What is asked: Starting at the first line of the listing below, repeat each line exactly until the line containing "barW=0.4, sideDx=16/pxX, sideDy=12.7/pxY;", which you include. Leave out pictures.

-------

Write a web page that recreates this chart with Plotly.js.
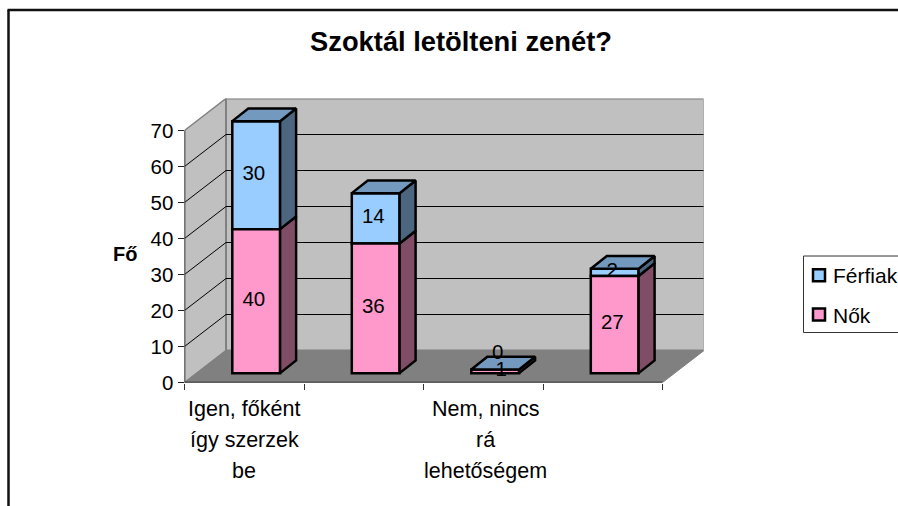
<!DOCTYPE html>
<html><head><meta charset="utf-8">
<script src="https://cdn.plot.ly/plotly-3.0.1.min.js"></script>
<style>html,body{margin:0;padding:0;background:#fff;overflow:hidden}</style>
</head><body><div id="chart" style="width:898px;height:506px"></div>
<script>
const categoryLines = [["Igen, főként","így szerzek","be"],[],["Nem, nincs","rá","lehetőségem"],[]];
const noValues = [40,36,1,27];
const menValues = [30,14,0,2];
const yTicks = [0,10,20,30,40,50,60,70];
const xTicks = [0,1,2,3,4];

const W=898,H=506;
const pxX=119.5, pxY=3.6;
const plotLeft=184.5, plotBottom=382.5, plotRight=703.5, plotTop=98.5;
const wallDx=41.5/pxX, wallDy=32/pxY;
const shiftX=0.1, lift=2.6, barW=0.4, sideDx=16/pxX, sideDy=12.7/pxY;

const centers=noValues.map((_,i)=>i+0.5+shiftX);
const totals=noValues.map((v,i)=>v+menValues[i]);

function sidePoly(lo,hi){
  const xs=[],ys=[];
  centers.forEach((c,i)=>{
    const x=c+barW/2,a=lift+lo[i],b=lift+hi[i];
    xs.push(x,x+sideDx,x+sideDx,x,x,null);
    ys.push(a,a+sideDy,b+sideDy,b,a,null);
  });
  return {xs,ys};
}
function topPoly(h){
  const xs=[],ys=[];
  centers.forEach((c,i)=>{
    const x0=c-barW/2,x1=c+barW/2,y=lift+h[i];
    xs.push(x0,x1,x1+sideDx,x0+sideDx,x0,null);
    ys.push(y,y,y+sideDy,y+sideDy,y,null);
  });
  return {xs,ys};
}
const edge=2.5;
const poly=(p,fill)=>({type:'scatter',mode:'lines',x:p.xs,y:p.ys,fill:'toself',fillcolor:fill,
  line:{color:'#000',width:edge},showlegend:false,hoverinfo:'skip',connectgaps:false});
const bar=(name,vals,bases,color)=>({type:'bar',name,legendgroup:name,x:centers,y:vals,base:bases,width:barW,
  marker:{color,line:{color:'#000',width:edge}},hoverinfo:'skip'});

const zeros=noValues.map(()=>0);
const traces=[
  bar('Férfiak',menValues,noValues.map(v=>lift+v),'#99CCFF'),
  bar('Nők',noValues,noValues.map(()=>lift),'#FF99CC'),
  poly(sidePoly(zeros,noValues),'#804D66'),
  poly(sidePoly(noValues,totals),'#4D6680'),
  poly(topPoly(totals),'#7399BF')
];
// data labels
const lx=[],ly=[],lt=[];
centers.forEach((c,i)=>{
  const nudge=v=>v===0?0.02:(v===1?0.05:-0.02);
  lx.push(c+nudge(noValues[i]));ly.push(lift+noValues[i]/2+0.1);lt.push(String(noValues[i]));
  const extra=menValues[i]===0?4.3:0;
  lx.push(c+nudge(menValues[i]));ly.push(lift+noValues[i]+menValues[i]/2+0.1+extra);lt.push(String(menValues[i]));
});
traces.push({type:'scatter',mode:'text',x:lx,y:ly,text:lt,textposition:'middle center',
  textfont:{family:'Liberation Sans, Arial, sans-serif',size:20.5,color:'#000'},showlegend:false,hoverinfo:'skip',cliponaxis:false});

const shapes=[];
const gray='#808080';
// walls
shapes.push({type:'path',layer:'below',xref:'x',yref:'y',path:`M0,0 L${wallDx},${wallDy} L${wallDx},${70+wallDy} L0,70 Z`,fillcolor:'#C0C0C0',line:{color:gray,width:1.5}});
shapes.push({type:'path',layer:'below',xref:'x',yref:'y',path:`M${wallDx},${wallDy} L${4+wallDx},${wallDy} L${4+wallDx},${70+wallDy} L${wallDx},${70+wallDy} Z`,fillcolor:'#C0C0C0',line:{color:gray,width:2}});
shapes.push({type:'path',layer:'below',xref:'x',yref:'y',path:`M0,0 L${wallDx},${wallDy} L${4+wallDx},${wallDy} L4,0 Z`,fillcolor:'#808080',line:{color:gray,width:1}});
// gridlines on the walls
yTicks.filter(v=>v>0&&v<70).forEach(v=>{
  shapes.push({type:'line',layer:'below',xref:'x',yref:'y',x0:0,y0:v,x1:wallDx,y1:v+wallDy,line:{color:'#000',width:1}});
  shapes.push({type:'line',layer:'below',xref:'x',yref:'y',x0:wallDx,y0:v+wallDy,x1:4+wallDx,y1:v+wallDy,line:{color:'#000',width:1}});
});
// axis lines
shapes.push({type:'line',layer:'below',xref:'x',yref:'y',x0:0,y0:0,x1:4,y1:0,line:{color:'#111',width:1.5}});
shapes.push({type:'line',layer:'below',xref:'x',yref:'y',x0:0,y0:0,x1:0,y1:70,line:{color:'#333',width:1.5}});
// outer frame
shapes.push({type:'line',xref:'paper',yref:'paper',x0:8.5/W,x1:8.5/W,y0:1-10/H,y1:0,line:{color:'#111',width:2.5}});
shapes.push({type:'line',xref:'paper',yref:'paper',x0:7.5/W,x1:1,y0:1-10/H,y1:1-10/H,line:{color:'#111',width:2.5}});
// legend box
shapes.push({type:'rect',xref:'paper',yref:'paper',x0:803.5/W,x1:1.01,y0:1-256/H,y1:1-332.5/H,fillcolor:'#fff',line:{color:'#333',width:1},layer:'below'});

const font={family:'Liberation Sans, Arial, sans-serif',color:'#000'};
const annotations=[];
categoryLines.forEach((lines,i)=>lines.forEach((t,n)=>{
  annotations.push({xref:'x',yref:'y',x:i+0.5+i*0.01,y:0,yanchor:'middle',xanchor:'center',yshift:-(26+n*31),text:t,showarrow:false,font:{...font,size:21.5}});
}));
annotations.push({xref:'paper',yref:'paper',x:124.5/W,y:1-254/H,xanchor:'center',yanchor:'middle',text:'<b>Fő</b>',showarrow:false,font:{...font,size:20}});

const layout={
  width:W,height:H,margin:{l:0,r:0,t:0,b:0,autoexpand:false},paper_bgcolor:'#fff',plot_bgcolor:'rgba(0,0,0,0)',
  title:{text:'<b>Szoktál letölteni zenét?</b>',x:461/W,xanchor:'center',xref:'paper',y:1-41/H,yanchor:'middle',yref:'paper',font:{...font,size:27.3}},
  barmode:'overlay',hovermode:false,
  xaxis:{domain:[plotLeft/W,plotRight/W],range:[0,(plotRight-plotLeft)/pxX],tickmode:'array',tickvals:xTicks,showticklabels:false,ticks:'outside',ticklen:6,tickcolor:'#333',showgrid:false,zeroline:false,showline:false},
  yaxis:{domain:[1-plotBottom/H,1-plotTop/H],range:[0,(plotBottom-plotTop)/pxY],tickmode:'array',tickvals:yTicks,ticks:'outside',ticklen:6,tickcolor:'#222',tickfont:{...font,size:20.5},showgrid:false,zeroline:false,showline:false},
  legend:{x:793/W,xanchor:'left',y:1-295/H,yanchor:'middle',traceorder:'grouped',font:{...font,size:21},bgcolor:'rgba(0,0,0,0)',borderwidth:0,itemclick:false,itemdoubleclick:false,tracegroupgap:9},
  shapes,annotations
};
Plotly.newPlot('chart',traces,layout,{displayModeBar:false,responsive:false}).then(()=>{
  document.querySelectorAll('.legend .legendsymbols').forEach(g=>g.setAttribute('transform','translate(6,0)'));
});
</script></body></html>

-------

Expected output:
Write a web page that recreates this chart with Plotly.js.
<!DOCTYPE html>
<html><head><meta charset="utf-8">
<script src="https://cdn.plot.ly/plotly-3.0.1.min.js"></script>
<style>html,body{margin:0;padding:0;background:#fff;overflow:hidden}</style>
</head><body><div id="chart" style="width:898px;height:506px"></div>
<script>
const categoryLines = [["Igen, főként","így szerzek","be"],[],["Nem, nincs","rá","lehetőségem"],[]];
const noValues = [40,36,1,27];
const menValues = [30,14,0,2];
const yTicks = [0,10,20,30,40,50,60,70];
const xTicks = [0,1,2,3,4];

const W=898,H=506;
const pxX=119.5, pxY=3.6;
const plotLeft=184.5, plotBottom=382.5, plotRight=703.5, plotTop=98.5;
const wallDx=41.5/pxX, wallDy=32/pxY;
const shiftX=0.1, lift=2.6, barW=0.4, sideDx=16/pxX, sideDy=12.7/pxY;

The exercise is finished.